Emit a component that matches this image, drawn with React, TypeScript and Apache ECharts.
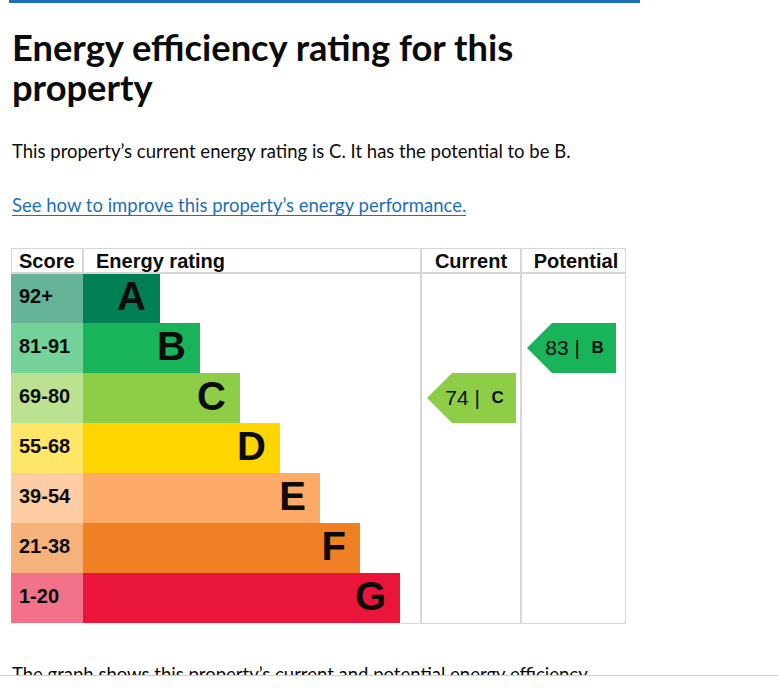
import React, { useEffect, useRef } from "react";
import * as echarts from "echarts";

// Energy bands, top (best) to bottom (worst)
const bands = ["A", "B", "C", "D", "E", "F", "G"];
const scoreRanges = ["92+", "81-91", "69-80", "55-68", "39-54", "21-38", "1-20"];
const bandMinScores = [92, 81, 69, 55, 39, 21, 1];
const bandColors = ["#008054", "#19b459", "#8dce46", "#ffd500", "#fcaa65", "#ef8023", "#e9153b"];
// Bar length of each band on the rating column's 0..338 scale
const barLengths = [77, 117, 157, 197, 237, 277, 317];
const ratingScaleMax = 338;

const currentScore = 74;
const potentialScore = 83;

const bandIndexFor = (score: number) => {
  for (let i = 0; i < bandMinScores.length; i++) if (score >= bandMinScores[i]) return i;
  return bandMinScores.length - 1;
};

// Lighter shade of a band colour for the score column (colour at 60% over white)
const tint = (hex: string, amount: number) => {
  const n = parseInt(hex.slice(1), 16);
  const ch = [(n >> 16) & 255, (n >> 8) & 255, n & 255].map((c) => Math.round(c * amount + 255 * (1 - amount)));
  return "#" + ch.map((c) => c.toString(16).padStart(2, "0")).join("");
};

const GDS = "Lato, 'Noto Sans', sans-serif";
const ARIAL = "'Liberation Sans', Arial, sans-serif";
const INK = "#0b0c0c";
const LINK = "#1d70b8";
const RULE = "#d6d6d6";

const TOP = 273;
const ROW_H = 50;
const PLOT_H = ROW_H * bands.length;

function arrowSeries(gridIndex: number, score: number) {
  const idx = bandIndexFor(score);
  return {
    type: "custom",
    xAxisIndex: gridIndex,
    yAxisIndex: gridIndex,
    data: [[0, idx, score]],
    encode: { x: 0, y: 1 },
    renderItem: (params: any, api: any) => {
      const s = api.value(2);
      const b = bandIndexFor(s);
      const cy = api.coord([0, b])[1];
      const h = api.size([0, 1])[1];
      const x0 = params.coordSys.x + 6;
      const x1 = x0 + 89;
      const tip = 25;
      const top = cy - h / 2;
      const bot = cy + h / 2;
      return {
        type: "group",
        children: [
          {
            type: "polygon",
            shape: { points: [[x0, cy], [x0 + tip, top], [x1, top], [x1, bot], [x0 + tip, bot]] },
            style: { fill: bandColors[b] },
          },
          {
            type: "text",
            x: (x0 + x1) / 2 + 3,
            y: cy - 1,
            style: {
              text: `{n|${s} |  }{l|${bands[b]}}`,
              align: "center",
              verticalAlign: "middle",
              rich: {
                n: { fontFamily: ARIAL, fontSize: 21, fill: INK, color: INK },
                l: { fontFamily: ARIAL, fontSize: 17, fontWeight: "bold", fill: INK, color: INK },
              },
            },
          },
        ],
      };
    },
  };
}

function textEl(text: string, x: number, y: number, size: number, weight: string, fill: string, family = GDS, align = "left") {
  return {
    type: "text",
    x,
    y,
    style: {
      text,
      fontSize: size,
      fontWeight: weight,
      fontFamily: family,
      fill,
      align,
      verticalAlign: "middle",
      textAlign: align,
      textVerticalAlign: "middle",
    },
  };
}

function lineEl(x1: number, y1: number, x2: number, y2: number, stroke: string, lineWidth: number) {
  return { type: "line", shape: { x1, y1, x2, y2 }, style: { stroke, lineWidth }, z: 20 };
}

export default function App() {
  const ref = useRef<HTMLDivElement>(null);

  useEffect(() => {
    if (!ref.current) return;
    const chart = echarts.init(ref.current, undefined, { renderer: "svg" });

    const catAxis = (gridIndex: number) => ({
      type: "category",
      gridIndex,
      data: bands,
      inverse: true,
      show: false,
    });

    chart.setOption({
      animation: false,
      backgroundColor: "#ffffff",
      grid: [
        { left: 11, top: TOP, width: 72, height: PLOT_H },
        { left: 83, top: TOP, width: ratingScaleMax, height: PLOT_H },
        { left: 421, top: TOP, width: 100, height: PLOT_H },
        { left: 521, top: TOP, width: 105, height: PLOT_H },
      ],
      xAxis: [
        { type: "value", gridIndex: 0, min: 0, max: 1, show: false },
        { type: "value", gridIndex: 1, min: 0, max: ratingScaleMax, show: false },
        { type: "value", gridIndex: 2, min: 0, max: 1, show: false },
        { type: "value", gridIndex: 3, min: 0, max: 1, show: false },
      ],
      yAxis: [catAxis(0), catAxis(1), catAxis(2), catAxis(3)],
      series: [
        {
          type: "bar",
          xAxisIndex: 0,
          yAxisIndex: 0,
          barWidth: "100%",
          data: bands.map((_, i) => ({ value: 1, itemStyle: { color: tint(bandColors[i], 0.6) } })),
          label: {
            show: true,
            position: "insideLeft",
            distance: 8,
            offset: [0, -2],
            formatter: (p: any) => scoreRanges[p.dataIndex],
            fontFamily: ARIAL,
            fontWeight: "bold",
            fontSize: 20,
            color: INK,
          },
        },
        {
          type: "bar",
          xAxisIndex: 1,
          yAxisIndex: 1,
          barWidth: "100%",
          data: barLengths.map((v, i) => ({ value: v, itemStyle: { color: bandColors[i] } })),
          label: {
            show: true,
            position: "insideRight",
            distance: 14,
            offset: [0, -2],
            formatter: (p: any) => bands[p.dataIndex],
            fontFamily: ARIAL,
            fontWeight: "bold",
            fontSize: 40,
            color: INK,
          },
        },
        arrowSeries(2, currentScore),
        arrowSeries(3, potentialScore),
      ],
      graphic: [
        { type: "rect", shape: { x: 9, y: 0, width: 631, height: 3 }, style: { fill: LINK } },
        textEl("Energy efficiency rating for this", 12, 47, 36.3, "bold", INK),
        textEl("property", 12, 87, 36.3, "bold", INK),
        textEl("This property\u2019s current energy rating is C. It has the potential to be B.", 12, 151, 18.5, "normal", INK),
        textEl("See how to improve this property\u2019s energy performance.", 12, 205, 18.5, "normal", LINK),
        lineEl(12, 215.5, 466, 215.5, LINK, 1),
        // table header
        textEl("Score", 19, 261, 20, "bold", INK, ARIAL),
        textEl("Energy rating", 96, 261, 20, "bold", INK, ARIAL),
        textEl("Current", 471, 261, 20, "bold", INK, ARIAL, "center"),
        textEl("Potential", 576, 261, 20, "bold", INK, ARIAL, "center"),
        // table rules
        lineEl(11, 248.5, 626, 248.5, RULE, 1),
        lineEl(11, 273, 626, 273, RULE, 2),
        lineEl(11.5, 248, 11.5, 273, RULE, 1),
        lineEl(83, 248, 83, 273, RULE, 2),
        lineEl(421, 248, 421, 623, RULE, 2),
        lineEl(521, 248, 521, 623, RULE, 2),
        lineEl(625.5, 248, 625.5, 623.5, RULE, 1),
        lineEl(401, 623.5, 626, 623.5, RULE, 1),
        // following paragraph, cut off at the fold
        textEl("The graph shows this property\u2019s current and potential energy efficiency.", 12, 674, 18.5, "normal", INK),
        { type: "rect", shape: { x: 0, y: 675, width: 778, height: 19 }, style: { fill: "#ffffff" }, z: 30 },
        { type: "line", shape: { x1: 0, y1: 675.5, x2: 778, y2: 675.5 }, style: { stroke: "#cfcfcf", lineWidth: 1 }, z: 31 },
      ],
    });

    return () => chart.dispose();
  }, []);

  return <div ref={ref} style={{ position: "fixed", left: 0, top: 0, width: 778, height: 694 }} />;
}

» **Given problem**
Keep the pictures out of the copy and return the rest of the data above exactly.

» **In response**
Emit a component that matches this image, drawn with React, TypeScript and Apache ECharts.
import React, { useEffect, useRef } from "react";
import * as echarts from "echarts";

// Energy bands, top (best) to bottom (worst)
const bands = ["A", "B", "C", "D", "E", "F", "G"];
const scoreRanges = ["92+", "81-91", "69-80", "55-68", "39-54", "21-38", "1-20"];
const bandMinScores = [92, 81, 69, 55, 39, 21, 1];
const bandColors = ["#008054", "#19b459", "#8dce46", "#ffd500", "#fcaa65", "#ef8023", "#e9153b"];
// Bar length of each band on the rating column's 0..338 scale
const barLengths = [77, 117, 157, 197, 237, 277, 317];
const ratingScaleMax = 338;

const currentScore = 74;
const potentialScore = 83;

const bandIndexFor = (score: number) => {
  for (let i = 0; i < bandMinScores.length; i++) if (score >= bandMinScores[i]) return i;
  return bandMinScores.length - 1;
};

// Lighter shade of a band colour for the score column (colour at 60% over white)
const tint = (hex: string, amount: number) => {
  const n = parseInt(hex.slice(1), 16);
  const ch = [(n >> 16) & 255, (n >> 8) & 255, n & 255].map((c) => Math.round(c * amount + 255 * (1 - amount)));
  return "#" + ch.map((c) => c.toString(16).padStart(2, "0")).join("");
};

const GDS = "Lato, 'Noto Sans', sans-serif";
const ARIAL = "'Liberation Sans', Arial, sans-serif";
const INK = "#0b0c0c";
const LINK = "#1d70b8";
const RULE = "#d6d6d6";

const TOP = 273;
const ROW_H = 50;
const PLOT_H = ROW_H * bands.length;

function arrowSeries(gridIndex: number, score: number) {
  const idx = bandIndexFor(score);
  return {
    type: "custom",
    xAxisIndex: gridIndex,
    yAxisIndex: gridIndex,
    data: [[0, idx, score]],
    encode: { x: 0, y: 1 },
    renderItem: (params: any, api: any) => {
      const s = api.value(2);
      const b = bandIndexFor(s);
      const cy = api.coord([0, b])[1];
      const h = api.size([0, 1])[1];
      const x0 = params.coordSys.x + 6;
      const x1 = x0 + 89;
      const tip = 25;
      const top = cy - h / 2;
      const bot = cy + h / 2;
      return {
        type: "group",
        children: [
          {
            type: "polygon",
            shape: { points: [[x0, cy], [x0 + tip, top], [x1, top], [x1, bot], [x0 + tip, bot]] },
            style: { fill: bandColors[b] },
          },
          {
            type: "text",
            x: (x0 + x1) / 2 + 3,
            y: cy - 1,
            style: {
              text: `{n|${s} |  }{l|${bands[b]}}`,
              align: "center",
              verticalAlign: "middle",
              rich: {
                n: { fontFamily: ARIAL, fontSize: 21, fill: INK, color: INK },
                l: { fontFamily: ARIAL, fontSize: 17, fontWeight: "bold", fill: INK, color: INK },
              },
            },
          },
        ],
      };
    },
  };
}

function textEl(text: string, x: number, y: number, size: number, weight: string, fill: string, family = GDS, align = "left") {
  return {
    type: "text",
    x,
    y,
    style: {
      text,
      fontSize: size,
      fontWeight: weight,
      fontFamily: family,
      fill,
      align,
      verticalAlign: "middle",
      textAlign: align,
      textVerticalAlign: "middle",
    },
  };
}

function lineEl(x1: number, y1: number, x2: number, y2: number, stroke: string, lineWidth: number) {
  return { type: "line", shape: { x1, y1, x2, y2 }, style: { stroke, lineWidth }, z: 20 };
}

export default function App() {
  const ref = useRef<HTMLDivElement>(null);

  useEffect(() => {
    if (!ref.current) return;
    const chart = echarts.init(ref.current, undefined, { renderer: "svg" });

    const catAxis = (gridIndex: number) => ({
      type: "category",
      gridIndex,
      data: bands,
      inverse: true,
      show: false,
    });

    chart.setOption({
      animation: false,
      backgroundColor: "#ffffff",
      grid: [
        { left: 11, top: TOP, width: 72, height: PLOT_H },
        { left: 83, top: TOP, width: ratingScaleMax, height: PLOT_H },
        { left: 421, top: TOP, width: 100, height: PLOT_H },
        { left: 521, top: TOP, width: 105, height: PLOT_H },
      ],
      xAxis: [
        { type: "value", gridIndex: 0, min: 0, max: 1, show: false },
        { type: "value", gridIndex: 1, min: 0, max: ratingScaleMax, show: false },
        { type: "value", gridIndex: 2, min: 0, max: 1, show: false },
        { type: "value", gridIndex: 3, min: 0, max: 1, show: false },
      ],
      yAxis: [catAxis(0), catAxis(1), catAxis(2), catAxis(3)],
      series: [
        {
          type: "bar",
          xAxisIndex: 0,
          yAxisIndex: 0,
          barWidth: "100%",
          data: bands.map((_, i) => ({ value: 1, itemStyle: { color: tint(bandColors[i], 0.6) } })),
          label: {
            show: true,
            position: "insideLeft",
            distance: 8,
            offset: [0, -2],
            formatter: (p: any) => scoreRanges[p.dataIndex],
            fontFamily: ARIAL,
            fontWeight: "bold",
            fontSize: 20,
            color: INK,
          },
        },
        {
          type: "bar",
          xAxisIndex: 1,
          yAxisIndex: 1,
          barWidth: "100%",
          data: barLengths.map((v, i) => ({ value: v, itemStyle: { color: bandColors[i] } })),
          label: {
            show: true,
            position: "insideRight",
            distance: 14,
            offset: [0, -2],
            formatter: (p: any) => bands[p.dataIndex],
            fontFamily: ARIAL,
            fontWeight: "bold",
            fontSize: 40,
            color: INK,
          },
        },
        arrowSeries(2, currentScore),
        arrowSeries(3, potentialScore),
      ],
      graphic: [
        { type: "rect", shape: { x: 9, y: 0, width: 631, height: 3 }, style: { fill: LINK } },
        textEl("Energy efficiency rating for this", 12, 47, 36.3, "bold", INK),
        textEl("property", 12, 87, 36.3, "bold", INK),
        textEl("This property\u2019s current energy rating is C. It has the potential to be B.", 12, 151, 18.5, "normal", INK),
        textEl("See how to improve this property\u2019s energy performance.", 12, 205, 18.5, "normal", LINK),
        lineEl(12, 215.5, 466, 215.5, LINK, 1),
        // table header
        textEl("Score", 19, 261, 20, "bold", INK, ARIAL),
        textEl("Energy rating", 96, 261, 20, "bold", INK, ARIAL),
        textEl("Current", 471, 261, 20, "bold", INK, ARIAL, "center"),
        textEl("Potential", 576, 261, 20, "bold", INK, ARIAL, "center"),
        // table rules
        lineEl(11, 248.5, 626, 248.5, RULE, 1),
        lineEl(11, 273, 626, 273, RULE, 2),
        lineEl(11.5, 248, 11.5, 273, RULE, 1),
        lineEl(83, 248, 83, 273, RULE, 2),
        lineEl(421, 248, 421, 623, RULE, 2),
        lineEl(521, 248, 521, 623, RULE, 2),
        lineEl(625.5, 248, 625.5, 623.5, RULE, 1),
        lineEl(401, 623.5, 626, 623.5, RULE, 1),
        // following paragraph, cut off at the fold
        textEl("The graph shows this property\u2019s current and potential energy efficiency.", 12, 674, 18.5, "normal", INK),
        { type: "rect", shape: { x: 0, y: 675, width: 778, height: 19 }, style: { fill: "#ffffff" }, z: 30 },
        { type: "line", shape: { x1: 0, y1: 675.5, x2: 778, y2: 675.5 }, style: { stroke: "#cfcfcf", lineWidth: 1 }, z: 31 },
      ],
    });

    return () => chart.dispose();
  }, []);

  return <div ref={ref} style={{ position: "fixed", left: 0, top: 0, width: 778, height: 694 }} />;
}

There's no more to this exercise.